Death a Sleep
Acts 7:60
And he kneeled down, and cried with a loud voice, Lord, lay not this sin to their charge. And when he had said this, he fell asleep.

Sleep is not unfrequently used by ancient heathen writers for the same general purpose of denoting the termination of human life. The still, quiescent state into which man passes when he sinks into repose is no unapt image of what takes place in appearance when man expires, more especially if under circumstances of gentle dissolution. It was only in such circumstances that the metaphor would have been deemed appropriate by a heathen, and would not probably have been used in a case like the present. To one, however, who, like the author of this history, regarded the present life as introductory to a better world, and who held the doctrine of the resurrection, death under whatever circumstances was regarded as being merely a sleep. This language suggests two ideas.


1. Sleep is not the extinction, but a suspension, of the faculties, and extends only to the body. The mind continues its activity, and when we awake the two continue as before to act together. Death is not the final end of man. The stroke which consigns the body to the grave does not destroy the active, functions of the soul. It still subsists in a state of consciousness, and at the resurrection it will be again united to its corporeal companion. He whom Stephen saw standing on God's right hand had formerly suffered the pangs of dissolution.

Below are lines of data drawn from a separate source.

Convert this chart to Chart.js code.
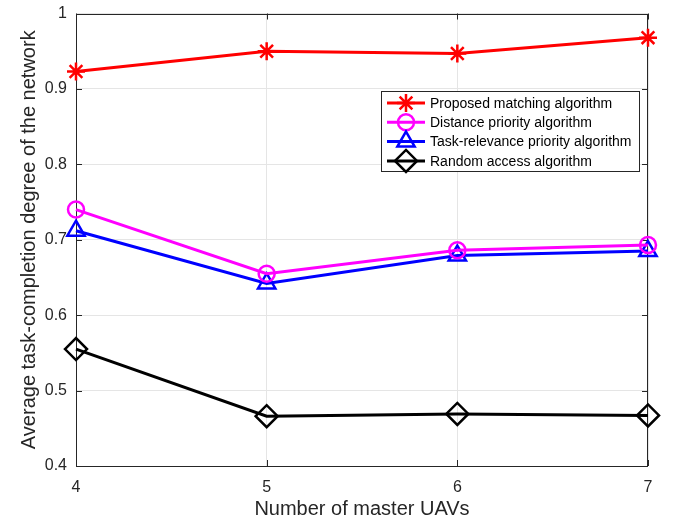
<!DOCTYPE html>
<html><head><meta charset="utf-8">
<script src="https://cdn.jsdelivr.net/npm/chart.js@4.4.0/dist/chart.umd.min.js"></script>
<style>html,body{margin:0;padding:0;background:#fff}#wrap{width:681px;height:521px}</style>
</head><body><div id="wrap"><canvas id="c" width="681" height="521"></canvas></div>
<script>
const masterUAVs = [4, 5, 6, 7];
const proposed = [0.923, 0.950, 0.947, 0.968];
const distancePriority = [0.740, 0.655, 0.686, 0.693];
const taskRelevance = [0.712, 0.642, 0.679, 0.685];
const randomAccess = [0.555, 0.466, 0.469, 0.467];
const yTicks = [0.4, 0.5, 0.6, 0.7, 0.8, 0.9, 1];
const seriesNames = ['Proposed matching algorithm','Distance priority algorithm','Task-relevance priority algorithm','Random access algorithm'];

const AX = '#262626';
const FONT = '"Liberation Sans", Arial, sans-serif';
function pts(arr){ return masterUAVs.map((x,i)=>({x:x,y:arr[i]})); }
const styles = [
  {color:'#ff0000', ps:'star', r:9},
  {color:'#ff00ff', ps:'circle', r:8},
  {color:'#0000ff', ps:'triangle', r:10},
  {color:'#000000', ps:'rectRot', r:11}
];
const dataArrs = [proposed, distancePriority, taskRelevance, randomAccess];
const datasets = dataArrs.map((a,i)=>({
  label: seriesNames[i], data: pts(a), borderColor: styles[i].color, backgroundColor:'rgba(0,0,0,0)',
  borderWidth: 3, pointStyle: styles[i].ps, pointRadius: styles[i].r, pointBorderWidth: 2.5,
  pointBorderColor: styles[i].color, pointBackgroundColor:'rgba(0,0,0,0)', pointHoverRadius: styles[i].r,
  clip: false
}));

const frame = {
  id:'frame',
  beforeDatasetsDraw(chart){
    const {ctx, chartArea:a, scales:{x,y}} = chart;
    ctx.save();
    ctx.strokeStyle = AX; ctx.lineWidth = 1;
    ctx.strokeRect(Math.round(a.left)+0.5, Math.round(a.top)+0.5, Math.round(a.right-a.left)-1, Math.round(a.bottom-a.top)-1);
    ctx.beginPath();
    masterUAVs.forEach(v=>{ const px=Math.round(x.getPixelForValue(v))+0.5;
      ctx.moveTo(px,a.bottom); ctx.lineTo(px,a.bottom-6);
      ctx.moveTo(px,a.top); ctx.lineTo(px,a.top+6); });
    yTicks.forEach(v=>{ const py=Math.round(y.getPixelForValue(v))+0.5;
      ctx.moveTo(a.left,py); ctx.lineTo(a.left+6,py);
      ctx.moveTo(a.right,py); ctx.lineTo(a.right-6,py); });
    ctx.stroke();
    ctx.restore();
  },
  afterDraw(chart){
    const ctx = chart.ctx;
    const bx=381, by=91, bw=258, bh=80;
    ctx.save();
    ctx.fillStyle='#fff'; ctx.fillRect(bx,by,bw,bh);
    ctx.strokeStyle=AX; ctx.lineWidth=1; ctx.strokeRect(bx+0.5,by+0.5,bw,bh);
    ctx.font = '14px '+FONT; ctx.textBaseline='middle';
    seriesNames.forEach((n,i)=>{
      const yy = by + 12 + i*19.3;
      ctx.strokeStyle=styles[i].color; ctx.lineWidth=3;
      ctx.beginPath(); ctx.moveTo(387,yy); ctx.lineTo(425,yy); ctx.stroke();
      ctx.lineWidth=2.5; ctx.fillStyle='rgba(0,0,0,0)';
      Chart.helpers.drawPoint(ctx,{pointStyle:styles[i].ps, radius:styles[i].r, borderWidth:2.5, rotation:0}, 406, yy);
      ctx.fillStyle='#000';
      ctx.fillText(n, 430, yy+1);
    });
    ctx.restore();
  }
};

new Chart(document.getElementById('c'), {
  type:'line',
  data:{datasets},
  options:{
    responsive:false, animation:false, devicePixelRatio:1,
    layout:{padding:{top:13,right:33,left:0,bottom:0}},
    plugins:{legend:{display:false}, tooltip:{enabled:false}},
    elements:{line:{tension:0}},
    scales:{
      x:{type:'linear', min:4, max:7,
        afterBuildTicks(s){ s.ticks = masterUAVs.map(v=>({value:v})); },
        afterFit(s){ s.height = 55; s.paddingLeft = 0; s.paddingRight = 0; },
        grid:{color:'#e5e5e5', drawTicks:false, lineWidth:1},
        border:{display:false},
        ticks:{color:AX, font:{family:FONT,size:16}, padding:12, maxRotation:0},
        title:{display:true, text:'Number of master UAVs', color:AX, font:{family:FONT,size:20}, padding:{top:0,bottom:0}}
      },
      y:{type:'linear', min:0.4, max:1,
        afterBuildTicks(s){ s.ticks = yTicks.map(v=>({value:v})); },
        afterFit(s){ s.width = 76; s.paddingTop = 0; s.paddingBottom = 0; },
        grid:{color:'#e5e5e5', drawTicks:false, lineWidth:1},
        border:{display:false},
        ticks:{color:AX, font:{family:FONT,size:16}, padding:9, callback:(v)=>String(Math.round(v*10)/10)},
        title:{display:true, text:'Average task-completion degree of the network', color:AX, font:{family:FONT,size:20}, padding:{top:17,bottom:0}}
      }
    }
  },
  plugins:[frame]
});
</script></body></html>
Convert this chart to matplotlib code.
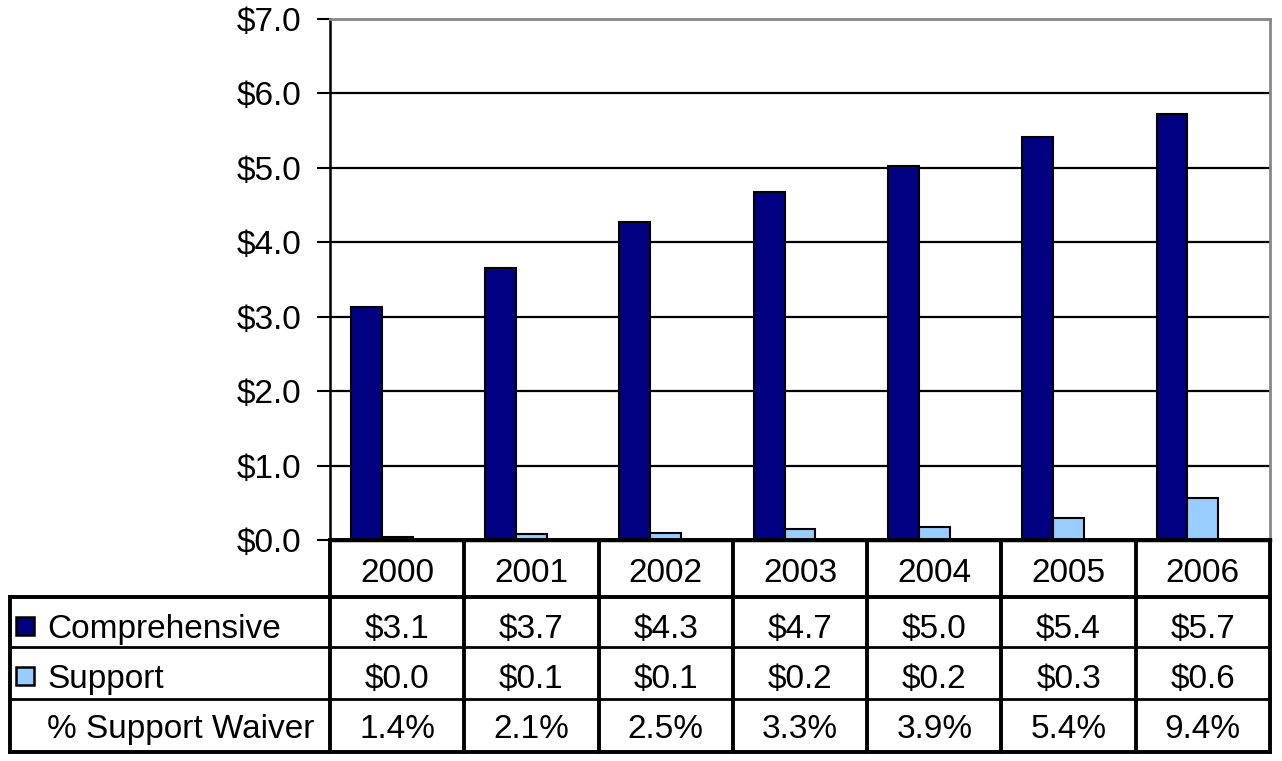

2. On the subject of the resurrection many difficulties have been proposed and questions started, and some have taxed ingenuity in framing answers. But, perhaps the best answer is a short and simple one — the resurrection is an act of Omnipotence. If this is admitted, to speculate on the supposed obstacles to its accomplishment is useless. Is anything impossible with God? But independently of Divine revelation, there are many presumptions of the resurrection. Inanimate nature undergoes an annual death and resurrection. But however striking vegetable analogies are, they afford a far less satisfactory presumption of immortality than that which is derived from contemplating the sufferings of good men, and to which even their virtues in some cases contribute. Can it be that the man, like Stephen, shall have no other recompense for his virtues but pain and torture; while ease, affluence, and secular honours shall be the lot of those who have been his tormentors?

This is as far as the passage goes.